Welcome to auto_ml’s documentation!

Contents:

Installation

pip install auto_ml

Core Functionality Example

auto_ml is designed for production. Here’s an example that includes serializing and loading the trained model, then getting predictions on single dictionaries, roughly the process you’d likely follow to deploy the trained model.

from auto_ml import Predictor
from auto_ml.utils import get_boston_dataset
from auto_ml.utils_models import load_ml_model

# Load data
df_train, df_test = get_boston_dataset()

# Tell auto_ml which column is 'output'
# Also note columns that aren't purely numerical
# Examples include ['nlp', 'date', 'categorical', 'ignore']
column_descriptions = {
  'MEDV': 'output'
  , 'CHAS': 'categorical'
}

ml_predictor = Predictor(type_of_estimator='regressor', column_descriptions=column_descriptions)

ml_predictor.train(df_train)

# Score the model on test data
test_score = ml_predictor.score(df_test, df_test.MEDV)

# auto_ml is specifically tuned for running in production
# It can get predictions on an individual row (passed in as a dictionary)
# A single prediction like this takes ~1 millisecond
# Here we will demonstrate saving the trained model, and loading it again
file_name = ml_predictor.save()

trained_model = load_ml_model(file_name)

# .predict and .predict_proba take in either:
# A pandas DataFrame
# A list of dictionaries
# A single dictionary (optimized for speed in production evironments)
predictions = trained_model.predict(df_test)
print(predictions)

XGBoost, Deep Leaarning with TensorFlow & Keras, and LightGBM

auto_ml has all three of these awesome libraries integrated! Generally, just pass one of them in for model_names. ml_predictor.train(data, model_names=[‘DeepLearningClassifier’])
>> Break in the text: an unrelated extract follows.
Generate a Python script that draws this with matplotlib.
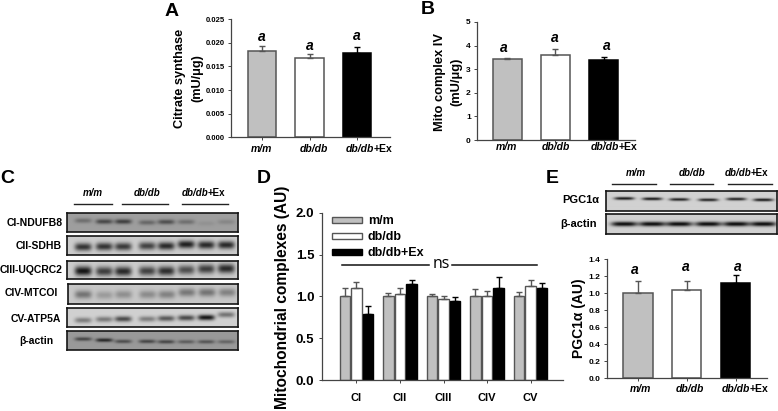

Available options are - DeepLearningClassifier and DeepLearningRegressor - XGBClassifier and XGBRegressor - LGBMClassifier and LGBMRegressor

All of these projects are ready for production. These projects all have prediction time in the 1 millisecond range for a single prediction, and are able to be serialized to disk and loaded into a new environment after training.

Depending on your machine, they can occasionally be difficult to install, so they are not included in auto_ml’s default installation. You are responsible for installing them yourself. auto_ml will run fine without them installed (we check what’s isntalled before choosing which algorithm to use). If you want to try the easy install, just pip install -r advanced_requirements.txt, which will install TensorFlow, Keras, and XGBoost. LightGBM is not available as a pip install currently.

Classification

Binary and multiclass classification are both supported. Note that for now, labels must be integers (0 and 1 for binary classification). auto_ml will automatically detect if it is a binary or multiclass classification problem- you just have to pass in ml_predictor = Predictor(type_of_estimator=’classifier’, column_descriptions=column_descriptions)

Advice

Before you go any further, try running the code. Load up some dictionaries in Python, where each dictionary is a row of data. Make a column_descriptions dictionary that tells us which attribute name in each row represents the value we’re trying to predict. Pass all that into auto_ml, and see what happens!

Everything else in these docs assumes you have done at least the above. Start there and everything else will build on top. But this part gets you the output you’re probably interested in, without unnecessary complexity.

What this project does

Automates the whole machine learning process, making it super easy to use for both analytics, and getting real-time predictions in production.

A quick overview of buzzwords, this project automates:

  1. Analytics (pass in data, and auto_ml will tell you the relationship of each variable to what it is you’re trying to predict).
  2. Feature Engineering (particularly around dates, and soon, NLP).
  3. Robust Scaling (turning all values into their scaled versions between the range of 0 and 1, in a way that is robust to outliers, and works with sparse matrices).
  4. Feature Selection (picking only the features that actually prove useful).
  5. Data formatting (turning a list of dictionaries into a sparse matrix, one-hot encoding categorical variables, taking the natural log of y for regression problems).
  6. Model Selection (which model works best for your problem).
  7. Hyperparameter Optimization (what hyperparameters work best for that model).
  8. Ensembling Subpredictors (automatically training up models to predict smaller problems within the meta problem).
  9. Ensembling Weak Estimators (automatically training up weak models on the larger problem itself, to inform the meta-estimator’s decision).
  10. Big Data (feed it lots of data).
  11. Unicorns (you could conceivably train it to predict what is a unicorn and what is not).
  12. Ice Cream (mmm, tasty…).
  13. Hugs (this makes it much easier to do your job, hopefully leaving you more time to hug those those you care about).